Using current telescope technology, scientists can measure only orbits, masses, and sizes of exoplanets. Over the next decade, advances will permit the detection of life signatures from stars in the neighborhood of the solar system, which will allow powerful tests of the rare-earth hypothesis. An article published in the journal Astrobiologyhighlights one of those tests.
Earth currently resides near the habitable zone’s inner edge. Yet, as the Sun’s luminosity increases (with age), the habitable zone will move farther and farther out, making Earth less habitable. As Earth’s surface temperature increases, the planet will go from supporting large-bodied, complex life (like humanity) to hosting only multicellular life and then only microbial life. Eventually it will be completely devoid of any life. The whole progression takes between 2 to 3 billion years. Although Earth provides an impractical venue for testing this idea, older exoplanets in the solar neighborhood serve as good places for the test.
As described in Astrobiology, researchers identified six Sun-like stars that could host Earth-like planets residing in the continuous habitable zone (CHZ). Each of these stars measures between 6 and 7 billion years old (as compared to the 4.6-billion-year age for the Sun and Earth). Applying biosphere evolution models to (hypothetical) planets orbiting the stars revealed that each planet was in a different stage of decline from Earth-like to almost extinct.
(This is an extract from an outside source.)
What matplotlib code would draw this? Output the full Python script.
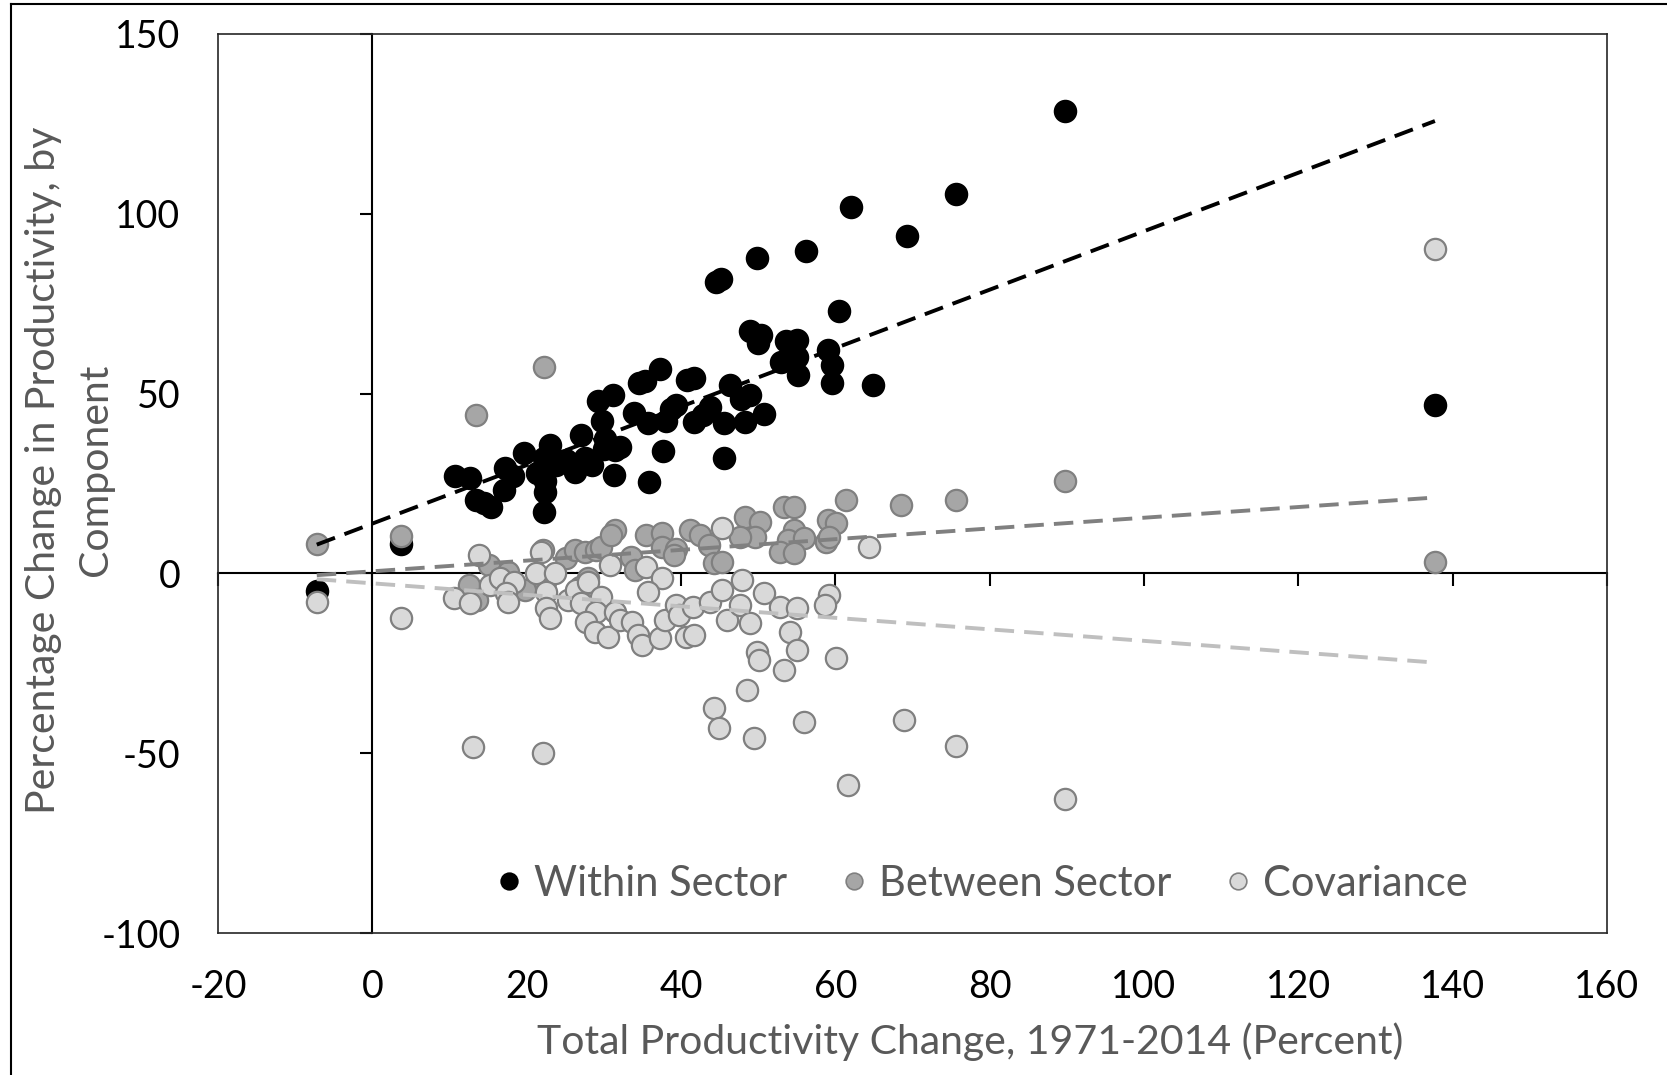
import numpy as np
import matplotlib
matplotlib.use("Agg")
import matplotlib.pyplot as plt
from matplotlib.lines import Line2D

plt.rcParams['font.family'] = ['Lato', 'DejaVu Sans']
plt.rcParams['axes.unicode_minus'] = False

# ------------------------------
# data
# ------------------------------
within_x = [-7.2, 3.7, 10.7, 12.7, 13.4, 14.5, 15.4, 17.1, 17.2, 18.2, 19.7, 21.3, 22.4, 22.4,
            22.3, 23.0, 22.3, 23.8, 25.1, 26.2, 27.0, 27.6, 28.5, 29.3, 29.8, 30.2, 31.2, 30.0,
            31.3, 31.4, 32.1, 33.9, 34.6, 35.3, 35.7, 35.8, 37.3, 37.7, 38.0, 38.7, 39.4, 40.8,
            41.7, 41.7, 42.8, 43.8, 44.5, 45.2, 45.6, 45.6, 46.3, 47.8, 48.3, 48.9, 48.9, 49.9,
            50.0, 50.4, 50.8, 53.0, 53.6, 55.0, 55.0, 55.2, 56.2, 59.1, 59.6, 59.6, 60.5, 62.0,
            64.9, 69.3, 75.6, 89.7, 137.7]
within_y = [-5.0, 8.3, 27.2, 26.6, 20.4, 19.5, 18.6, 23.1, 29.3, 27.2, 33.4, 27.8, 25.7, 22.5,
            17.2, 35.8, 32.2, 30.2, 31.4, 28.1, 38.5, 32.2, 30.2, 47.9, 42.3, 37.3, 49.7, 34.6,
            27.5, 34.3, 35.2, 44.7, 53.0, 53.6, 41.7, 25.4, 56.8, 34.0, 42.3, 45.6, 46.7, 53.8,
            54.4, 42.0, 44.1, 46.2, 81.0, 82.0, 32.2, 41.7, 52.4, 48.5, 42.0, 49.7, 67.5, 87.6,
            64.2, 66.3, 44.4, 58.9, 64.5, 64.8, 60.1, 55.3, 89.6, 62.1, 58.0, 53.0, 73.1, 101.8,
            52.4, 93.8, 105.6, 128.7, 46.7]

between_x = [-7.2, 3.7, 13.4, 22.3, 15.1, 12.5, 13.5, 17.6, 19.8, 22.1, 22.4, 25.1, 26.3, 27.5,
             29.0, 29.6, 31.4, 30.9, 27.9, 26.9, 33.5, 34.1, 35.4, 37.6, 37.6, 39.3, 39.1, 41.2,
             42.4, 43.6, 44.3, 45.3, 48.3, 50.2, 49.6, 47.6, 53.4, 54.7, 54.7, 53.9, 55.9, 52.8,
             54.6, 59.1, 60.1, 58.8, 59.2, 61.4, 68.5, 75.6, 89.7, 137.7]
between_y = [8.3, 10.4, 44.1, 57.4, 2.2, -3.3, -7.5, 0.3, -4.7, 6.5, -2.4, 4.2, 6.5, 6.0,
             6.5, 7.4, 12.0, 10.6, -1.3, -3.7, 4.5, 0.9, 10.6, 11.1, 7.4, 6.9, 5.0, 12.0,
             10.6, 7.8, 2.8, 3.1, 15.7, 14.3, 10.1, 10.1, 18.5, 18.5, 12.0, 9.3, 9.8, 6.0,
             5.6, 14.9, 14.0, 8.7, 10.1, 20.4, 19.0, 20.4, 25.7, 3.3]

cov_x = [-7.2, 3.7, 13.8, 10.6, 12.7, 15.3, 16.6, 18.3, 17.3, 17.6, 21.9, 21.2, 23.7, 22.5,
         22.5, 23.0, 25.4, 26.4, 27.9, 27.0, 30.8, 29.6, 29.0, 27.7, 28.8, 30.5, 31.4, 32.1,
         33.7, 34.4, 35.0, 35.4, 37.6, 35.7, 37.3, 37.9, 39.3, 39.8, 40.6, 41.7, 41.5, 43.8,
         45.3, 45.3, 46.0, 47.9, 47.6, 48.9, 50.7, 49.8, 50.1, 48.5, 52.8, 55.0, 54.1, 55.0,
         53.4, 59.2, 58.6, 60.1, 64.4, 13.1, 22.1, 44.3, 44.9, 49.4, 55.9, 61.7, 68.9, 75.7,
         89.7, 137.7]
cov_y = [-8.0, -12.4, 5.0, -6.9, -8.3, -3.3, -1.3, -2.4, -5.5, -8.0, 6.0, 0.0, 0.0, -5.2,
         -9.7, -12.4, -7.5, -4.7, -2.4, -8.3, 2.2, -6.6, -10.8, -13.5, -16.3, -17.7, -10.8, -13.0,
         -13.5, -17.1, -19.9, 1.7, -1.3, -5.2, -18.0, -13.0, -8.8, -11.6, -17.7, -17.1, -9.4, -8.0,
         -4.7, 12.5, -13.0, -1.8, -8.8, -13.9, -5.5, -21.9, -24.1, -32.5, -9.4, -9.7, -16.3, -21.3,
         -26.9, -6.1, -8.8, -23.6, 7.4, -48.3, -50.0, -37.5, -43.0, -45.8, -41.4, -58.9, -40.8, -47.9,
         -62.7, 90.2]

series_names = ["Within Sector", "Between Sector", "Covariance"]

# linear trendlines as shown on the chart (slope, intercept)
trend_slope = [0.813, 0.149, -0.160]
trend_intercept = [13.85, 0.58, -2.76]

# ------------------------------
# figure
# ------------------------------
fig = plt.figure(figsize=(16.67, 10.75), dpi=100)
ax = fig.add_axes([218/1667, 1-933/1075, (1607-218)/1667, (933-34)/1075])

xmin, xmax = -20, 160
ymin, ymax = -100, 150
ax.set_xlim(xmin, xmax)
ax.set_ylim(ymin, ymax)

pts = [(within_x, within_y, 'black', 'black'),
       (between_x, between_y, '#a6a6a6', '#808080'),
       (cov_x, cov_y, '#d9d9d9', '#808080')]
trend_colors = ['black', '#808080', '#bfbfbf']

for (xs, ys, fc, ec), name in zip(pts, series_names):
    ax.scatter(xs, ys, s=235, c=fc, edgecolors=ec, linewidths=1.6, zorder=3, label=name)

for (xs, ys, fc, ec), tc, k, b in zip(pts, trend_colors, trend_slope, trend_intercept):
    xl = np.array([min(xs), max(xs)])
    ax.plot(xl, k*xl + b, color=tc, lw=2.8, ls=(0, (5, 2.6)), zorder=4)

# frame
for sp in ax.spines.values():
    sp.set_linewidth(1.2)
    sp.set_color('#262626')

ax.set_xticks(np.arange(xmin, xmax+1, 20))
ax.set_yticks(np.arange(ymin, ymax+1, 50))
ax.tick_params(length=0, labelsize=27, pad=26)
ax.tick_params(axis='y', pad=27)

# axis lines crossing at zero
sx = ax.secondary_xaxis((0 - ymin) / (ymax - ymin))
sx.set_xticks(np.arange(xmin, xmax+1, 20))
sx.tick_params(direction='out', length=9, width=1.5)
sx.spines['bottom'].set_linewidth(1.5)
sx.set_xticklabels([])
sy = ax.secondary_yaxis((0 - xmin) / (xmax - xmin))
sy.set_yticks(np.arange(ymin, ymax+1, 50))
sy.tick_params(direction='out', length=9, width=1.5)
sy.spines['left'].set_linewidth(1.5)
sy.set_yticklabels([])

# labels
fig.text(970/1667, 1-1042/1075, "Total Productivity Change, 1971-2014 (Percent)",
         ha='center', va='center', fontsize=29.5, color='#595959')
fig.text(70/1667, 1-470/1075, "Percentage Change in Productivity, by\nComponent",
         ha='center', va='center', rotation=90, fontsize=29.5, color='#595959',
         linespacing=1.5, multialignment='center')

# legend
handles = [Line2D([], [], ls='', marker='o', ms=12, mfc=fc, mec=ec, mew=1.2)
           for (_, _, fc, ec) in pts]
leg = ax.legend(handles, series_names, loc='center', bbox_to_anchor=(0.551, 1-(884-34)/899),
                ncol=3, frameon=False, fontsize=30, handlelength=0.5, handletextpad=0.34,
                columnspacing=1.36, borderaxespad=0)
for t in leg.get_texts():
    t.set_color('#595959')

# outer border of the picture
fig.add_artist(Line2D([11/1667, 11/1667], [0, 1-4/1075], color='black', lw=1.5))
fig.add_artist(Line2D([11/1667, 1], [1-4/1075, 1-4/1075], color='black', lw=1.5))

fig.savefig("out.png", dpi=100)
Future measurements to find planets around these stars and characterize their biosignatures will yield constraints on the validity of the rare-earth hypothesis.1
Even though better testing is still a ways off, the current research does highlight one more criterion that habitable planets must meet. Not only must they start in the habitable zone, they must remain within a habitable zone that continually moves farther away from the host star. As the Astrobiology article states, “If the development of Earth-like biospheres is rare, requiring a sequence of low-probability events to occur, biosphere evolution models suggest they are rarer still, with only thousands being present in the Galaxy as a whole.” Research continues to point to a rare, finely designed Earth.